Top positive review
18 people found this helpful
Excellence in excellent!!
on 25 January 2008
I feel this is the coaching book I've been waiting for and I suspect many readers will feel the same. It is not for the beginner, but for any experienced coach, coach supervisor or trainer of coaches this is a rich source indeed.
The book is essentially an anthology, but with recurring themes throughout each contribution. Many of the chapters are also presented under a set of uniform headings which makes comparing and contrasting ideas and approaches very easy. There are contributions from many of the better known commentators and a full range of topics from `What is Coaching?' to `Coaching Ethics'
The book is structured in three parts. In Part 1, The Business of Coaching, Frank Bresser and Carol Wilson provide a chapter on exactly what coaching is while Katherine Tulpa and Alex Szabo present chapters on `Coaching within organizations' and `Setting up and running your coaching practice' respectively.
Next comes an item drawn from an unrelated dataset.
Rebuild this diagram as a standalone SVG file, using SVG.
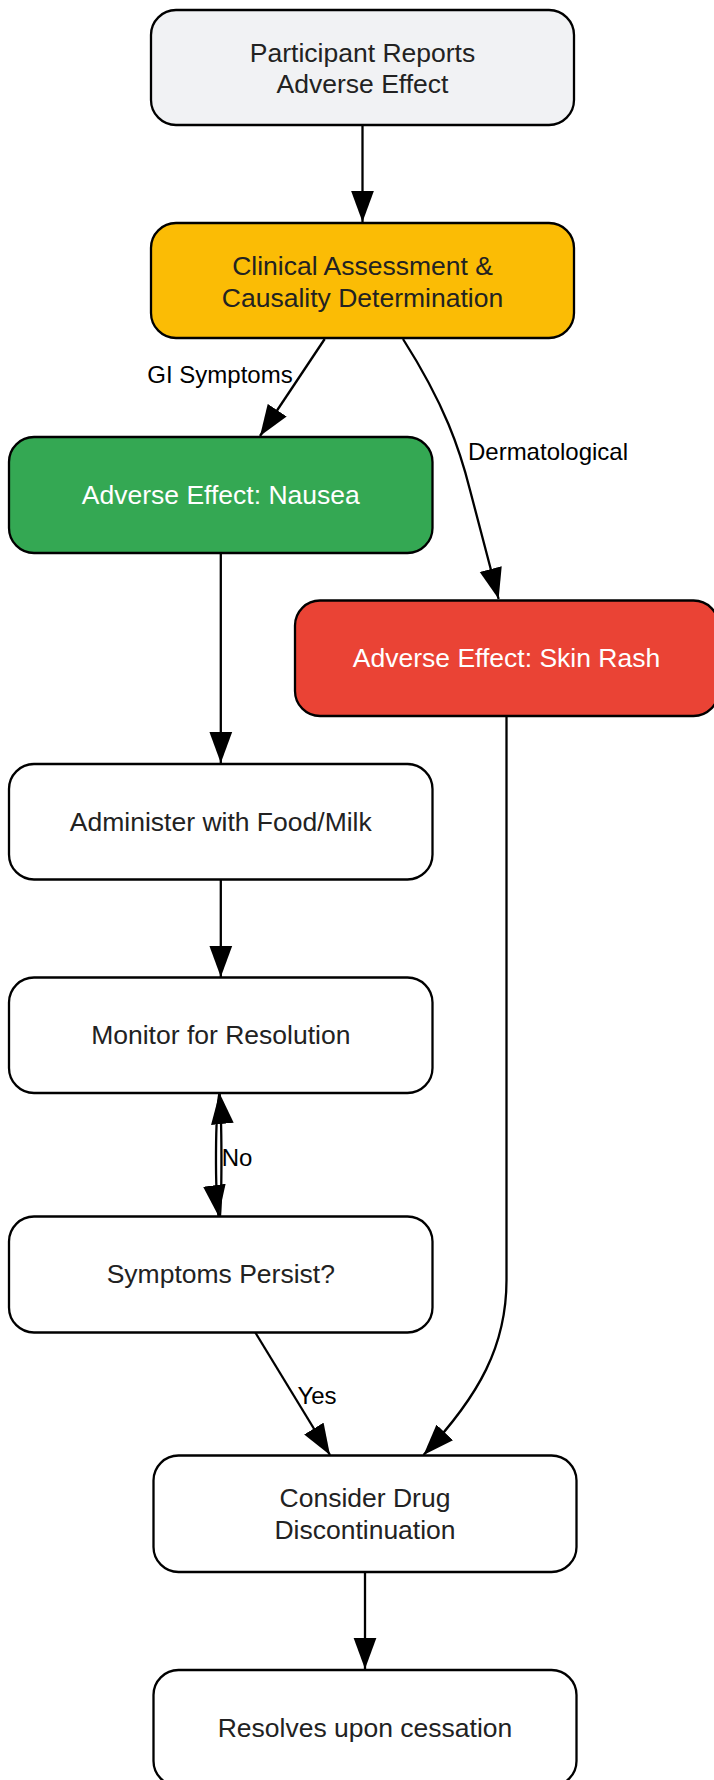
<svg xmlns="http://www.w3.org/2000/svg" width="714" height="1780" viewBox="0 0 714 1780">
<style>
.node rect{stroke:#000;stroke-width:2.3}
.t{font-family:"Liberation Sans",Arial,sans-serif;font-size:26.5px;fill:#222222;text-anchor:middle;dominant-baseline:central}
.w{fill:#ffffff}
.e{fill:none;stroke:#000;stroke-width:2.3}
.lbl{font-family:"Liberation Sans",Arial,sans-serif;font-size:24px;fill:#000;text-anchor:middle;dominant-baseline:central}
</style>
<defs>
<marker id="arr" markerUnits="userSpaceOnUse" markerWidth="31" markerHeight="24" viewBox="0 0 30 22" refX="30" refY="11" orient="auto">
<path d="M0,0 L30,11 L0,22 z" fill="#000"/>
</marker>
</defs>
<rect width="714" height="1780" fill="#ffffff"/>
<g id="connectors">
<path class="e" d="M362.5,125 L362.5,222" marker-end="url(#arr)"/>
<path class="e" d="M324.7,339 L260,436" marker-end="url(#arr)"/>
<path class="e" d="M403,339 C445,405 460,450 470,490 L498.6,599" marker-end="url(#arr)"/>
<path class="e" d="M220.8,553 L220.8,763" marker-end="url(#arr)"/>
<path class="e" d="M506.5,716 L506.5,1280 C506.5,1345 480,1395 423.5,1455" marker-end="url(#arr)"/>
<path class="e" d="M220.8,879 L220.8,977" marker-end="url(#arr)"/>
<path class="e" d="M219.5,1093 C215,1115 215,1190 218.5,1216" marker-end="url(#arr)"/>
<path class="e" d="M220,1216 C222,1190 222,1120 219.5,1093" marker-end="url(#arr)"/>
<path class="e" d="M255,1332 L330,1455" marker-end="url(#arr)"/>
<path class="e" d="M365,1572 L365,1669" marker-end="url(#arr)"/>
<text class="lbl" x="220" y="374">GI Symptoms</text>
<text class="lbl" x="548" y="451.5">Dermatological</text>
<text class="lbl" x="237" y="1157">No</text>
<text class="lbl" x="317" y="1395">Yes</text>
</g>
<g id="n1" class="node">
<rect x="151" y="10" width="423" height="115" rx="25" fill="#f1f2f4"/>
<text class="t" x="362.5" y="52.5">Participant Reports</text>
<text class="t" x="362.5" y="84">Adverse Effect</text>
</g>
<g id="n2" class="node">
<rect x="151" y="223" width="423" height="115" rx="25" fill="#fbbc05"/>
<text class="t" x="362.5" y="266">Clinical Assessment &amp;</text>
<text class="t" x="362.5" y="298">Causality Determination</text>
</g>
<g id="n3" class="node">
<rect x="9" y="437" width="423.5" height="116" rx="25" fill="#34a853"/>
<text class="t w" x="220.8" y="495">Adverse Effect: Nausea</text>
</g>
<g id="n4" class="node">
<rect x="295" y="600.5" width="423.5" height="115.5" rx="25" fill="#ea4335"/>
<text class="t w" x="506.5" y="658">Adverse Effect: Skin Rash</text>
</g>
<g id="n5" class="node">
<rect x="9" y="764" width="423.5" height="115.5" rx="25" fill="#ffffff"/>
<text class="t" x="220.8" y="821.5">Administer with Food/Milk</text>
</g>
<g id="n6" class="node">
<rect x="9" y="977.5" width="423.5" height="115.5" rx="25" fill="#ffffff"/>
<text class="t" x="220.8" y="1035">Monitor for Resolution</text>
</g>
<g id="n7" class="node">
<rect x="9" y="1216.5" width="423.5" height="116" rx="25" fill="#ffffff"/>
<text class="t" x="220.8" y="1274">Symptoms Persist?</text>
</g>
<g id="n8" class="node">
<rect x="153.5" y="1455.5" width="423" height="116.5" rx="25" fill="#ffffff"/>
<text class="t" x="365" y="1498">Consider Drug</text>
<text class="t" x="365" y="1530">Discontinuation</text>
</g>
<g id="n9" class="node">
<rect x="153.5" y="1670" width="423" height="116" rx="25" fill="#ffffff"/>
<text class="t" x="365" y="1728">Resolves upon cessation</text>
</g>
</svg>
Part 2 is dedicated to coaching models and approaches. This is the central part of the book and includes eight chapters ranging from a detailed examination of the ubiquitous GROW model from its originator Graham Alexander to a look at how coaching can contribute to managing stress by Cary Cooper and Maria Alicia Pena.
The Third part is concerned with professional issues with a chapter on ethics by Allard de Jong and one on coaching supervision from Dr Peter Hawkins.
Each chapter is a well-thought out summary of a given topic from an author with a particular interest. As such different readers will favour different contributions but I would encourage anyone to read all of the book as, in its entirety, it represents a tidy overview of the profession as it stands today.
My particular interests would lead me to highlight the chapter on Transpersonal Coaching by John Whitmore and Hetty Einzig and Philippe Rosinski and Geoffrey Abbott's chapter on intercultural coaching. The transpersonal model offers an accessible way for business coaches, experienced with GROW and so on, to take their clients to the next level and begin to examine more `spiritual' issues. Intercultural coaching offers essential tools for coaches who assist managers in global organisations with a wide mix of regional, national, ethnic and professional cultural groups. I also really enjoyed `Solution focused coaching' by Anthony Grant and `Cognitive behavioural coaching' by Michael Neenan.